Ирина тихонько зашла в комнату дочери и осторожно прикрыла за собой дверь. Катина комната ничем не отличалась от множества таких же комнат девочек-подростков, где детские куклы-мишки соседствовали с портретами шоу-звезд на стенах. Катя лежала, безучастно глядя перед собой, к груди она крепко прижимала своего любимца — серого плюшевого бегемота. Казалось, только с ним одним она готова была разделить свою беду.

— Катенька, нам надо поговорить, — осторожно начала Ирина. — Не бойся, никто ругать тебя не будет. Просто нам с папой надо понять, почему ты это сделала. Когда-нибудь, когда у тебя будут свои дети…

— Не будет у меня детей, — неожиданно сказала Катя. Она произнесла это слабым голосом, но как-то очень яростно.

— Почему? — опешила Ирина. — Кто тебе сказал такую глупость?

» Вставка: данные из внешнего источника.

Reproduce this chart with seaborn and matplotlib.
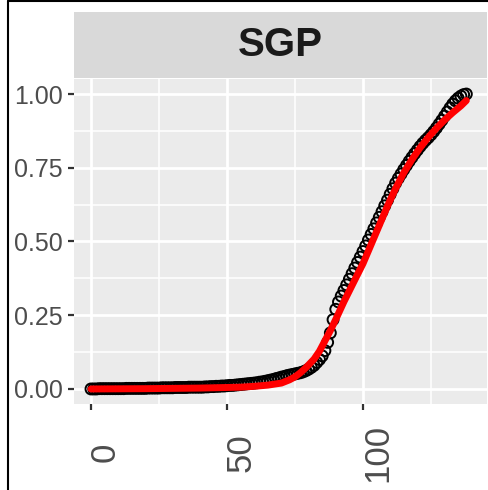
import numpy as np
import pandas as pd
import seaborn as sns
import matplotlib.pyplot as plt
from matplotlib.ticker import MultipleLocator
from matplotlib.lines import Line2D
from matplotlib.transforms import ScaledTranslation

# cumulative share per day (black circles)
days = list(range(0, 139))
share = [0.000, 0.000, 0.000, 0.001, 0.001, 0.001, 0.001, 0.001, 0.001, 0.001,
         0.001, 0.001, 0.001, 0.002, 0.002, 0.002, 0.002, 0.002, 0.002, 0.002,
         0.002, 0.003, 0.003, 0.003, 0.003, 0.003, 0.004, 0.004, 0.004, 0.004,
         0.004, 0.005, 0.005, 0.005, 0.005, 0.005, 0.006, 0.006, 0.006, 0.006,
         0.006, 0.006, 0.007, 0.007, 0.008, 0.008, 0.009, 0.009, 0.010, 0.010,
         0.011, 0.012, 0.012, 0.013, 0.014, 0.015, 0.016, 0.017, 0.018, 0.019,
         0.020, 0.021, 0.023, 0.024, 0.026, 0.028, 0.030, 0.032, 0.035, 0.037,
         0.040, 0.042, 0.045, 0.047, 0.049, 0.051, 0.053, 0.055, 0.058, 0.062,
         0.067, 0.073, 0.080, 0.090, 0.100, 0.112, 0.130, 0.158, 0.190, 0.235,
         0.270, 0.295, 0.315, 0.334, 0.353, 0.372, 0.391, 0.410, 0.429, 0.447,
         0.466, 0.485, 0.505, 0.524, 0.543, 0.563, 0.582, 0.601, 0.621, 0.640,
         0.660, 0.679, 0.698, 0.714, 0.729, 0.744, 0.758, 0.772, 0.785, 0.798,
         0.810, 0.822, 0.833, 0.843, 0.852, 0.862, 0.873, 0.885, 0.898, 0.911,
         0.925, 0.939, 0.953, 0.966, 0.977, 0.986, 0.993, 0.998, 1.000]

# fitted curve (red)
fit_x = [0, 10, 20, 30, 40, 50, 55, 60, 65, 70, 73, 75, 77, 79, 82, 84, 86, 88,
         90, 93, 97, 100, 103, 106, 109, 112, 115, 118, 121, 124, 127, 130, 133,
         136, 138]
fit_y = [0.000, 0.0005, 0.001, 0.002, 0.003, 0.005, 0.006, 0.009, 0.013, 0.020,
         0.031, 0.041, 0.055, 0.072, 0.101, 0.128, 0.163, 0.198,
         0.236, 0.296, 0.370, 0.425, 0.490, 0.555, 0.620, 0.680, 0.733, 0.778,
         0.818, 0.853, 0.884, 0.912, 0.937, 0.960, 0.978]

panel = "SGP"
x_ticks = [0, 50, 100]
y_ticks = [0.00, 0.25, 0.50, 0.75, 1.00]
y_labels = ["0.00", "0.25", "0.50", "0.75", "1.00"]

pts = pd.DataFrame({"day": days, "share": share})
fit = pd.DataFrame({"day": fit_x, "share": fit_y})

sns.set_theme(style="darkgrid")
plt.rcParams["font.family"] = ["Liberation Sans", "DejaVu Sans"]

W, H = 489, 490
fig = plt.figure(figsize=(W / 100, H / 100), dpi=100)
ax = fig.add_axes([74 / W, (H - 404) / H, (487 - 74) / W, (404 - 79) / H])
ax.set_facecolor("#EBEBEB")

sns.scatterplot(data=pts, x="day", y="share", ax=ax, marker="o", s=62,
                facecolor="none", edgecolor="black", linewidth=1.4, zorder=3)
sns.lineplot(data=fit, x="day", y="share", ax=ax, color="red", linewidth=5,
             zorder=4)

ax.set_xlim(-6.25, 145.6)
ax.set_ylim(-0.051, 1.051)
ax.set_xticks(x_ticks)
ax.set_xticklabels([str(t) for t in x_ticks], rotation=90, rotation_mode="anchor",
                   ha="center", va="baseline", fontsize=25, color="#4D4D4D")
ax.set_yticks(y_ticks)
ax.set_yticklabels(y_labels, fontsize=18, color="#4D4D4D")
ax.xaxis.set_minor_locator(MultipleLocator(25))
ax.yaxis.set_minor_locator(MultipleLocator(0.125))
ax.grid(which="major", color="white", linewidth=2.0)
ax.grid(which="minor", color="white", linewidth=1.1)
ax.set_axisbelow(True)
ax.tick_params(axis="y", which="major", left=True, length=4.3, width=1.6,
               color="#333333", pad=4)
ax.tick_params(axis="x", which="major", bottom=True, length=4.0, width=1.6,
               color="#333333", pad=31)
ax.tick_params(which="minor", length=0)
# push the rotated labels so their ink starts at the tick
shift = ScaledTranslation(24 / 100, 0, fig.dpi_scale_trans)
for lbl in ax.get_xticklabels():
    lbl.set_transform(lbl.get_transform() + shift)
ax.set_xlabel("")
ax.set_ylabel("")
for s in ax.spines.values():
    s.set_visible(False)

# facet strip
sax = fig.add_axes([74 / W, (H - 78) / H, (487 - 74) / W, (78 - 12) / H])
sax.set_facecolor("#D9D9D9")
sax.set_xticks([])
sax.set_yticks([])
for s in sax.spines.values():
    s.set_visible(False)
sax.text(0.5, 0.5, panel, ha="center", va="center", fontsize=29,
         fontweight="bold", color="#1A1A1A",
         family=["Liberation Sans Narrow", "Liberation Sans", "DejaVu Sans"],
         transform=sax.transAxes)

# frame left over from the crop
fig.add_artist(Line2D([8 / W, 8 / W], [0, 1 - 1 / H], color="black", linewidth=1.5))
fig.add_artist(Line2D([8 / W, 1], [1 - 1.5 / H, 1 - 1.5 / H], color="black", linewidth=1.5))

fig.savefig("out.png", dpi=100)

— Никто мне этого не говорил, — ответила девочка. — Я сама так решила.

— А почему ты так решила? — еще более осторожно спросила Ирина. Она чувствовала себя так, словно выбиралась из очень запутанного лабиринта, держась за тонкую ниточку. Одно неверное движение — и нитка порвется, а она так и не найдет выход. — Разве ты не хочешь семью и детей? Разве ты не веришь, что встретишь свою любовь? Не сейчас, немного попозже.